We remain overweight U.S. high-yield credit, which has delivered 3.25% this year amid a firmer oil price backdrop. We continue to believe that spreads at 753bp discount too high a rate of default, which we expect will come in around 5% for the year. We also find U.S. investment grade credit attractive with spreads at 193bp. With nearly two-thirds of German government debt and 70% of Japanese government debt providing negative yields, we think there is likely to be an increase in overseas demand for high-quality U.S. corporate debt and expect to see a further compression in spreads.

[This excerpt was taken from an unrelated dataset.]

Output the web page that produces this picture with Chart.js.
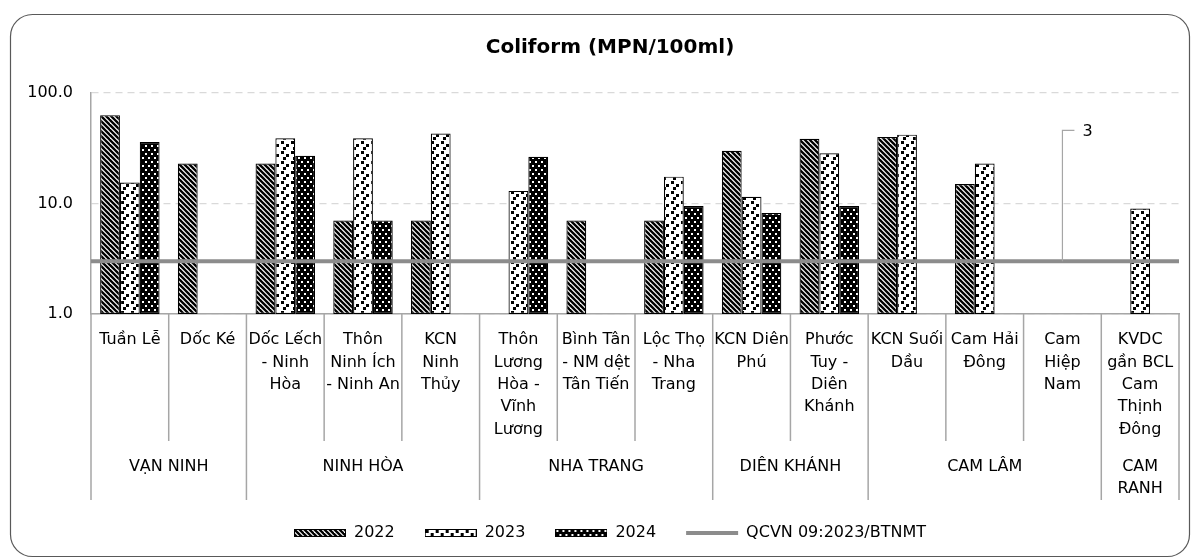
<!DOCTYPE html>
<html>
<head>
<meta charset="utf-8">
<script src="https://cdn.jsdelivr.net/npm/chart.js@4.4.1/dist/chart.umd.min.js"></script>
<style>
html,body{margin:0;padding:0;background:#fff;}
canvas{display:block;}
</style>
</head>
<body>
<canvas id="c" width="1195" height="559"></canvas>
<script>
// ---------- data ----------
const chartTitle = "Coliform (MPN/100ml)";
const categoryLines = [
  ["Tuần Lễ"],
  ["Dốc Ké"],
  ["Dốc Lếch", "- Ninh", "Hòa"],
  ["Thôn", "Ninh Ích", "- Ninh An"],
  ["KCN", "Ninh", "Thủy"],
  ["Thôn", "Lương", "Hòa -", "Vĩnh", "Lương"],
  ["Bình Tân", "- NM dệt", "Tân Tiến"],
  ["Lộc Thọ", "- Nha", "Trang"],
  ["KCN Diên", "Phú"],
  ["Phước", "Tuy -", "Diên", "Khánh"],
  ["KCN Suối", "Dầu"],
  ["Cam Hải", "Đông"],
  ["Cam", "Hiệp", "Nam"],
  ["KVDC", "gần BCL", "Cam", "Thịnh", "Đông"]
];
const groupNames = [["VẠN NINH"], ["NINH HÒA"], ["NHA TRANG"], ["DIÊN KHÁNH"], ["CAM LÂM"], ["CAM", "RANH"]];
const groupSizes = [2, 3, 3, 2, 3, 1];
const seriesNames = ["2022", "2023", "2024"];
const values2022 = [63, 23, 23, 7, 7, null, 7, 7, 30, 38.5, 40, 15, null, null];
const values2023 = [15.5, null, 39, 39, 43, 13, null, 17.5, 11.5, 28.5, 42, 23, null, 9];
const values2024 = [36, null, 27, 7, null, 26.5, null, 9.5, 8.2, 9.5, null, null, null, null];
const limitName = "QCVN 09:2023/BTNMT";
const limitValue = 3;
const limitLabelCategory = 12;
const yTicks = [1, 10, 100];

// ---------- styling ----------
const F = '"DejaVu Sans", sans-serif';
const AXIS = '#a6a6a6';
const LIMIT = '#8c8c8c';
const N = categoryLines.length;

function makeTile(kind) {
  const c = document.createElement('canvas');
  let g;
  if (kind === 0) {
    c.width = 10; c.height = 10; g = c.getContext('2d');
    g.fillStyle = '#fff'; g.fillRect(0, 0, 10, 10);
    g.strokeStyle = '#000'; g.lineWidth = 2.3;
    for (let k = -3; k <= 3; k++) {
      g.beginPath(); g.moveTo(k * 5 - 2, -2); g.lineTo(k * 5 + 12, 12); g.stroke();
    }
  } else if (kind === 1) {
    c.width = 10; c.height = 10; g = c.getContext('2d');
    g.fillStyle = '#fff'; g.fillRect(0, 0, 10, 10);
    g.fillStyle = '#000';
    [[1, 1], [6, 4], [3, 7]].forEach(([x, y]) => g.fillRect(x, y, 3, 3));
  } else {
    c.width = 6; c.height = 8; g = c.getContext('2d');
    g.fillStyle = '#000'; g.fillRect(0, 0, 6, 8);
    g.fillStyle = '#fff';
    [[1, 1], [4, 5]].forEach(([x, y]) => g.fillRect(x, y, 2, 2));
  }
  return c;
}

function makeIcon(kind) {
  const c = document.createElement('canvas');
  c.width = 52; c.height = 8;
  const g = c.getContext('2d');
  g.fillStyle = g.createPattern(makeTile(kind), 'repeat');
  g.fillRect(0, 0, 52, 8);
  g.strokeStyle = '#000'; g.lineWidth = 1;
  g.strokeRect(0.5, 0.5, 51, 7);
  return c;
}

const ctx = document.getElementById('c').getContext('2d');
const patterns = [0, 1, 2].map(k => ctx.createPattern(makeTile(k), 'repeat'));
const legendIcons = [0, 1, 2].map(makeIcon);
const barValues = [values2022, values2023, values2024];

const datasets = seriesNames.map((name, i) => ({
  type: 'bar',
  label: name,
  data: barValues[i].map((v, j) => ({x: j, y: v})),
  backgroundColor: patterns[i],
  borderColor: '#000',
  borderWidth: 1.2,
  borderSkipped: false,
  categoryPercentage: 0.765,
  barPercentage: 1,
  order: 1
}));
datasets.push({
  type: 'line',
  label: limitName,
  data: [{x: -0.5, y: limitValue}, {x: N - 0.5, y: limitValue}],
  borderColor: LIMIT,
  backgroundColor: LIMIT,
  borderWidth: 4,
  pointRadius: 0,
  fill: false,
  order: 0
});

// ---------- plugins ----------
const framePlugin = {
  id: 'frame',
  beforeDraw(chart) {
    const g = chart.ctx;
    g.save();
    g.fillStyle = '#fff';
    g.fillRect(0, 0, chart.width, chart.height);
    g.strokeStyle = '#595959';
    g.lineWidth = 1.2;
    g.beginPath();
    g.roundRect(10.5, 14.5, 1179, 542, 22);
    g.stroke();
    g.restore();
  }
};

const categoryAxisPlugin = {
  id: 'categoryAxis',
  afterDraw(chart) {
    const g = chart.ctx, xs = chart.scales.x, b = chart.chartArea.bottom;
    const edges = new Set([0]);
    let acc = 0;
    groupSizes.forEach(s => { acc += s; edges.add(acc); });
    g.save();
    g.strokeStyle = AXIS;
    g.lineWidth = 1.5;
    for (let i = 0; i <= N; i++) {
      const x = xs.getPixelForValue(i - 0.5);
      const len = edges.has(i) ? 186 : 127;
      g.beginPath(); g.moveTo(x, b); g.lineTo(x, b + len); g.stroke();
    }
    g.fillStyle = '#000';
    g.font = '16px ' + F;
    g.textAlign = 'center';
    g.textBaseline = 'middle';
    categoryLines.forEach((lines, i) => {
      const cx = xs.getPixelForValue(i);
      lines.forEach((t, k) => g.fillText(t, cx, b + 26 + k * 22.4));
    });
    let start = 0;
    groupNames.forEach((lines, gi) => {
      const cx = xs.getPixelForValue(start + groupSizes[gi] / 2 - 0.5);
      lines.forEach((t, k) => g.fillText(t, cx, b + 153 + k * 21.6));
      start += groupSizes[gi];
    });
    g.restore();
  }
};

const limitLabelPlugin = {
  id: 'limitLabel',
  afterDatasetsDraw(chart) {
    const g = chart.ctx, xs = chart.scales.x, ys = chart.scales.y;
    const x = xs.getPixelForValue(limitLabelCategory);
    const y = ys.getPixelForValue(limitValue);
    g.save();
    g.strokeStyle = AXIS;
    g.lineWidth = 1.2;
    g.beginPath();
    g.moveTo(x, y); g.lineTo(x, y - 131); g.lineTo(x + 12, y - 131);
    g.stroke();
    g.fillStyle = '#000';
    g.font = '16px ' + F;
    g.textAlign = 'left';
    g.textBaseline = 'middle';
    g.fillText(String(limitValue), x + 20, y - 129);
    g.restore();
  }
};

new Chart(ctx, {
  type: 'bar',
  data: {
    labels: categoryLines.map(l => l.join(' ')),
    datasets: datasets
  },
  options: {
    responsive: false,
    animation: false,
    devicePixelRatio: 1,
    layout: {padding: {left: 25, right: 0, top: 0, bottom: 8}},
    scales: {
      x: {
        type: 'linear',
        position: 'bottom',
        min: -0.5,
        max: N - 0.5,
        offset: false,
        afterBuildTicks(s) { s.ticks = categoryLines.map((_, i) => ({value: i})); },
        ticks: {display: false},
        grid: {display: false, drawTicks: false, offset: false},
        border: {display: true, color: AXIS, width: 1.5},
        afterFit(s) { s.height = 181; }
      },
      y: {
        type: 'logarithmic',
        position: 'left',
        min: 1,
        max: 100,
        afterBuildTicks(s) { s.ticks = yTicks.map(v => ({value: v})); },
        ticks: {
          padding: 18,
          color: '#000',
          font: {family: F, size: 16},
          callback: v => Number(v).toFixed(1)
        },
        grid: {color: '#d9d9d9', lineWidth: 1.2, drawTicks: false},
        border: {display: true, color: AXIS, width: 1.5, dash: [7, 5]},
        afterFit(s) { s.width = 66; }
      },
      yr: {
        type: 'linear',
        position: 'right',
        display: true,
        ticks: {display: false},
        grid: {display: false, drawTicks: false},
        border: {display: false},
        afterFit(s) { s.width = 16; }
      }
    },
    plugins: {
      title: {
        display: true,
        text: chartTitle,
        color: '#000',
        font: {family: F, size: 20, weight: 'bold'},
        padding: {top: 36, bottom: 33}
      },
      legend: {
        position: 'bottom',
        labels: {
          color: '#000',
          font: {family: F, size: 16},
          usePointStyle: true,
          pointStyleWidth: 52,
          boxHeight: 8,
          padding: 30,
          generateLabels(chart) {
            const items = Chart.defaults.plugins.legend.labels.generateLabels(chart);
            items.sort((a, b) => a.datasetIndex - b.datasetIndex);
            items.forEach(it => {
              const i = it.datasetIndex;
              if (i < 3) {
                it.pointStyle = legendIcons[i];
              } else {
                it.pointStyle = 'line';
                it.strokeStyle = LIMIT;
                it.lineWidth = 4;
              }
            });
            return items;
          }
        }
      },
      tooltip: {enabled: false}
    }
  },
  plugins: [framePlugin, categoryAxisPlugin, limitLabelPlugin]
});
</script>
</body>
</html>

March saw a major turnaround in risk assets amid higher oil prices, central bank action and a general improvement in economic data. This all took place against a backdrop of lower volatility which we think risks moving higher in the coming months. Indeed, a range of uncertainties remain, stemming from Chinese growth dynamics, the possibility of a “Brexit”, heightened geopolitical risk and the direction and potency of global monetary policy. On this basis, we continue to assume a more tactical approach to asset allocation to take advantage of financial markets that have gotten ahead of economic fundamentals. In our view, generating positive returns requires increased flexibility and the ability to look through periods of higher volatility. In that context, risk-management combined with rigorous sector and geographical selection will remain key factors for investment performance.